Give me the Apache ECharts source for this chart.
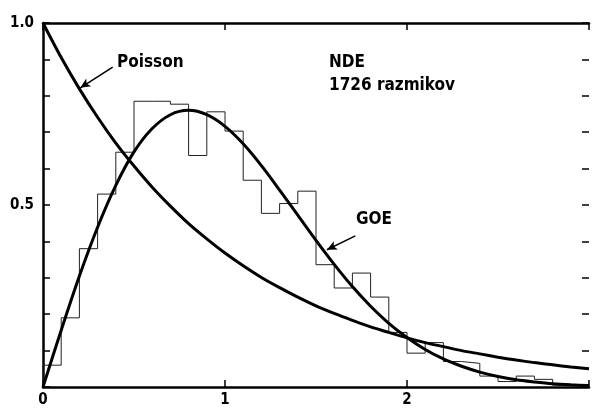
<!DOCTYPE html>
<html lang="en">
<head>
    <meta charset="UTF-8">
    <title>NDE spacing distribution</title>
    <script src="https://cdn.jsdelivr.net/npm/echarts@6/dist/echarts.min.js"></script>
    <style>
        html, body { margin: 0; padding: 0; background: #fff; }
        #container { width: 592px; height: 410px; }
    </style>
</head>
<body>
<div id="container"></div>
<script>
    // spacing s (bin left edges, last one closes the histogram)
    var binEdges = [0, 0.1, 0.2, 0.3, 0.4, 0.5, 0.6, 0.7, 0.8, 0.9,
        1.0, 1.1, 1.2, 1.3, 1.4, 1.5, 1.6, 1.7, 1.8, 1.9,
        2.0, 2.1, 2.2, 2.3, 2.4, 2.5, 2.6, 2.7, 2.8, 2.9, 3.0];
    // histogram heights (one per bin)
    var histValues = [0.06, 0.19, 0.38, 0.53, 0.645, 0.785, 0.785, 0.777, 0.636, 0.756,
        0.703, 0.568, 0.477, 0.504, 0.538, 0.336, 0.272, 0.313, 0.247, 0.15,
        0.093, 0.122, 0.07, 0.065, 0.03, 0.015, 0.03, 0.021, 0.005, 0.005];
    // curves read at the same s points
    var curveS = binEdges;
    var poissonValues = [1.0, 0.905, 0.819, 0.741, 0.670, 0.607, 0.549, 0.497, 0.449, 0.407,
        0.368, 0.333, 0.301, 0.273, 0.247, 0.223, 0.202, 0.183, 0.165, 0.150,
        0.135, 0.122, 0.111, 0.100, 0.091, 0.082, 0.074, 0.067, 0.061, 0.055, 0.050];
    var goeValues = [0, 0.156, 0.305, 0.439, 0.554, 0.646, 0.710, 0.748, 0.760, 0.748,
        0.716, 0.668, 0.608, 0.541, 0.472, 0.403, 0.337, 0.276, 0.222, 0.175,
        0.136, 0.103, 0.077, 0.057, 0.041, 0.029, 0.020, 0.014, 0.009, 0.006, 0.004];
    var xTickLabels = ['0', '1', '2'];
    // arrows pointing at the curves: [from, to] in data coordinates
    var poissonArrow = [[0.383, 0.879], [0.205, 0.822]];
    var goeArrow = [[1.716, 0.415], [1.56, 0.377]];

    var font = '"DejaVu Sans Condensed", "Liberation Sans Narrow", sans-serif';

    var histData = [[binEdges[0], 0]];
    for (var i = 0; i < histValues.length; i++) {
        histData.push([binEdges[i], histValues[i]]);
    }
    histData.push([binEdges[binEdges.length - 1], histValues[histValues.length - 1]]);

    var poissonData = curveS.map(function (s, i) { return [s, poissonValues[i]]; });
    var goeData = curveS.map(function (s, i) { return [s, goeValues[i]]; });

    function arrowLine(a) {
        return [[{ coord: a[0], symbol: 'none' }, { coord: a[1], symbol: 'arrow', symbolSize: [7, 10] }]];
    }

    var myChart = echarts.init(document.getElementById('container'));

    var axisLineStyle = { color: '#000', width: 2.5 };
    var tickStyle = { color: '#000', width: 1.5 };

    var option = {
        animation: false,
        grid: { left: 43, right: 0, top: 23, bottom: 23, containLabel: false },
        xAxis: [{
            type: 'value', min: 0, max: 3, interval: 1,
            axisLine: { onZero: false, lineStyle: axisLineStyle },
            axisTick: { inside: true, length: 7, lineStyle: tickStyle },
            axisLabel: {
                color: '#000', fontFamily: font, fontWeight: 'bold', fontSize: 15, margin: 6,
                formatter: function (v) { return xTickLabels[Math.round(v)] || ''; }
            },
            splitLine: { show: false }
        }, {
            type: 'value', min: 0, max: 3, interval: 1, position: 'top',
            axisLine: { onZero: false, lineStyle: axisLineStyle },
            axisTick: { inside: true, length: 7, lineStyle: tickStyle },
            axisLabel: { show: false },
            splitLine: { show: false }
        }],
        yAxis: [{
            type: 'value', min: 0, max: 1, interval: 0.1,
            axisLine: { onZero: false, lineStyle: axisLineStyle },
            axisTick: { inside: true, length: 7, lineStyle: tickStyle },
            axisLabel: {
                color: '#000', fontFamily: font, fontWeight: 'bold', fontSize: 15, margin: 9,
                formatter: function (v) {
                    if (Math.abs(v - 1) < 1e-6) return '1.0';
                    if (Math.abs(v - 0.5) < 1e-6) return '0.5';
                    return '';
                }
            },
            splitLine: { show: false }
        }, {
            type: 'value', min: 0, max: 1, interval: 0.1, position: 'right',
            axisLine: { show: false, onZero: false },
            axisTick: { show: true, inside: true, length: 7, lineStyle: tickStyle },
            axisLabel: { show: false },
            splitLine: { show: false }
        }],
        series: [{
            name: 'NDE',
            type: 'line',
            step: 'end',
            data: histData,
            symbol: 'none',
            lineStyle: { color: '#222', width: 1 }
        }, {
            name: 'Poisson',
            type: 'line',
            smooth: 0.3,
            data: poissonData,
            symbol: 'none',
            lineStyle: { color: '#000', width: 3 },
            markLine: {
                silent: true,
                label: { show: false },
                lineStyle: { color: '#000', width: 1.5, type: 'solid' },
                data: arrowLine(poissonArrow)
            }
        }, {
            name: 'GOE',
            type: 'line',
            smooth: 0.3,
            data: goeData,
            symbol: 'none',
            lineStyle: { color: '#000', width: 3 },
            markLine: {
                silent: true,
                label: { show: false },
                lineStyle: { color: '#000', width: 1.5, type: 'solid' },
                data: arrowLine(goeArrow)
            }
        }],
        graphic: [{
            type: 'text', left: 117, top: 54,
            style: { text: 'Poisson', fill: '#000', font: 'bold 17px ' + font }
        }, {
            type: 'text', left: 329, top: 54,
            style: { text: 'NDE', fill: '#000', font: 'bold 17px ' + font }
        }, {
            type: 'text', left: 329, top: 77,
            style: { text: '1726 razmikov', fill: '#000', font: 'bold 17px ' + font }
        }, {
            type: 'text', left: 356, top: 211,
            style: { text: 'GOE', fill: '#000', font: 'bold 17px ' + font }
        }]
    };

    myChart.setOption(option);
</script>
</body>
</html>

**What is needed:**
Every line of the material is to be quoted exactly, with no pictures carried over.

**Finished exercise:**
Give me the Apache ECharts source for this chart.
<!DOCTYPE html>
<html lang="en">
<head>
    <meta charset="UTF-8">
    <title>NDE spacing distribution</title>
    <script src="https://cdn.jsdelivr.net/npm/echarts@6/dist/echarts.min.js"></script>
    <style>
        html, body { margin: 0; padding: 0; background: #fff; }
        #container { width: 592px; height: 410px; }
    </style>
</head>
<body>
<div id="container"></div>
<script>
    // spacing s (bin left edges, last one closes the histogram)
    var binEdges = [0, 0.1, 0.2, 0.3, 0.4, 0.5, 0.6, 0.7, 0.8, 0.9,
        1.0, 1.1, 1.2, 1.3, 1.4, 1.5, 1.6, 1.7, 1.8, 1.9,
        2.0, 2.1, 2.2, 2.3, 2.4, 2.5, 2.6, 2.7, 2.8, 2.9, 3.0];
    // histogram heights (one per bin)
    var histValues = [0.06, 0.19, 0.38, 0.53, 0.645, 0.785, 0.785, 0.777, 0.636, 0.756,
        0.703, 0.568, 0.477, 0.504, 0.538, 0.336, 0.272, 0.313, 0.247, 0.15,
        0.093, 0.122, 0.07, 0.065, 0.03, 0.015, 0.03, 0.021, 0.005, 0.005];
    // curves read at the same s points
    var curveS = binEdges;
    var poissonValues = [1.0, 0.905, 0.819, 0.741, 0.670, 0.607, 0.549, 0.497, 0.449, 0.407,
        0.368, 0.333, 0.301, 0.273, 0.247, 0.223, 0.202, 0.183, 0.165, 0.150,
        0.135, 0.122, 0.111, 0.100, 0.091, 0.082, 0.074, 0.067, 0.061, 0.055, 0.050];
    var goeValues = [0, 0.156, 0.305, 0.439, 0.554, 0.646, 0.710, 0.748, 0.760, 0.748,
        0.716, 0.668, 0.608, 0.541, 0.472, 0.403, 0.337, 0.276, 0.222, 0.175,
        0.136, 0.103, 0.077, 0.057, 0.041, 0.029, 0.020, 0.014, 0.009, 0.006, 0.004];
    var xTickLabels = ['0', '1', '2'];
    // arrows pointing at the curves: [from, to] in data coordinates
    var poissonArrow = [[0.383, 0.879], [0.205, 0.822]];
    var goeArrow = [[1.716, 0.415], [1.56, 0.377]];

    var font = '"DejaVu Sans Condensed", "Liberation Sans Narrow", sans-serif';

    var histData = [[binEdges[0], 0]];
    for (var i = 0; i < histValues.length; i++) {
        histData.push([binEdges[i], histValues[i]]);
    }
    histData.push([binEdges[binEdges.length - 1], histValues[histValues.length - 1]]);

    var poissonData = curveS.map(function (s, i) { return [s, poissonValues[i]]; });
    var goeData = curveS.map(function (s, i) { return [s, goeValues[i]]; });

    function arrowLine(a) {
        return [[{ coord: a[0], symbol: 'none' }, { coord: a[1], symbol: 'arrow', symbolSize: [7, 10] }]];
    }

    var myChart = echarts.init(document.getElementById('container'));

    var axisLineStyle = { color: '#000', width: 2.5 };
    var tickStyle = { color: '#000', width: 1.5 };

    var option = {
        animation: false,
        grid: { left: 43, right: 0, top: 23, bottom: 23, containLabel: false },
        xAxis: [{
            type: 'value', min: 0, max: 3, interval: 1,
            axisLine: { onZero: false, lineStyle: axisLineStyle },
            axisTick: { inside: true, length: 7, lineStyle: tickStyle },
            axisLabel: {
                color: '#000', fontFamily: font, fontWeight: 'bold', fontSize: 15, margin: 6,
                formatter: function (v) { return xTickLabels[Math.round(v)] || ''; }
            },
            splitLine: { show: false }
        }, {
            type: 'value', min: 0, max: 3, interval: 1, position: 'top',
            axisLine: { onZero: false, lineStyle: axisLineStyle },
            axisTick: { inside: true, length: 7, lineStyle: tickStyle },
            axisLabel: { show: false },
            splitLine: { show: false }
        }],
        yAxis: [{
            type: 'value', min: 0, max: 1, interval: 0.1,
            axisLine: { onZero: false, lineStyle: axisLineStyle },
            axisTick: { inside: true, length: 7, lineStyle: tickStyle },
            axisLabel: {
                color: '#000', fontFamily: font, fontWeight: 'bold', fontSize: 15, margin: 9,
                formatter: function (v) {
                    if (Math.abs(v - 1) < 1e-6) return '1.0';
                    if (Math.abs(v - 0.5) < 1e-6) return '0.5';
                    return '';
                }
            },
            splitLine: { show: false }
        }, {
            type: 'value', min: 0, max: 1, interval: 0.1, position: 'right',
            axisLine: { show: false, onZero: false },
            axisTick: { show: true, inside: true, length: 7, lineStyle: tickStyle },
            axisLabel: { show: false },
            splitLine: { show: false }
        }],
        series: [{
            name: 'NDE',
            type: 'line',
            step: 'end',
            data: histData,
            symbol: 'none',
            lineStyle: { color: '#222', width: 1 }
        }, {
            name: 'Poisson',
            type: 'line',
            smooth: 0.3,
            data: poissonData,
            symbol: 'none',
            lineStyle: { color: '#000', width: 3 },
            markLine: {
                silent: true,
                label: { show: false },
                lineStyle: { color: '#000', width: 1.5, type: 'solid' },
                data: arrowLine(poissonArrow)
            }
        }, {
            name: 'GOE',
            type: 'line',
            smooth: 0.3,
            data: goeData,
            symbol: 'none',
            lineStyle: { color: '#000', width: 3 },
            markLine: {
                silent: true,
                label: { show: false },
                lineStyle: { color: '#000', width: 1.5, type: 'solid' },
                data: arrowLine(goeArrow)
            }
        }],
        graphic: [{
            type: 'text', left: 117, top: 54,
            style: { text: 'Poisson', fill: '#000', font: 'bold 17px ' + font }
        }, {
            type: 'text', left: 329, top: 54,
            style: { text: 'NDE', fill: '#000', font: 'bold 17px ' + font }
        }, {
            type: 'text', left: 329, top: 77,
            style: { text: '1726 razmikov', fill: '#000', font: 'bold 17px ' + font }
        }, {
            type: 'text', left: 356, top: 211,
            style: { text: 'GOE', fill: '#000', font: 'bold 17px ' + font }
        }]
    };

    myChart.setOption(option);
</script>
</body>
</html>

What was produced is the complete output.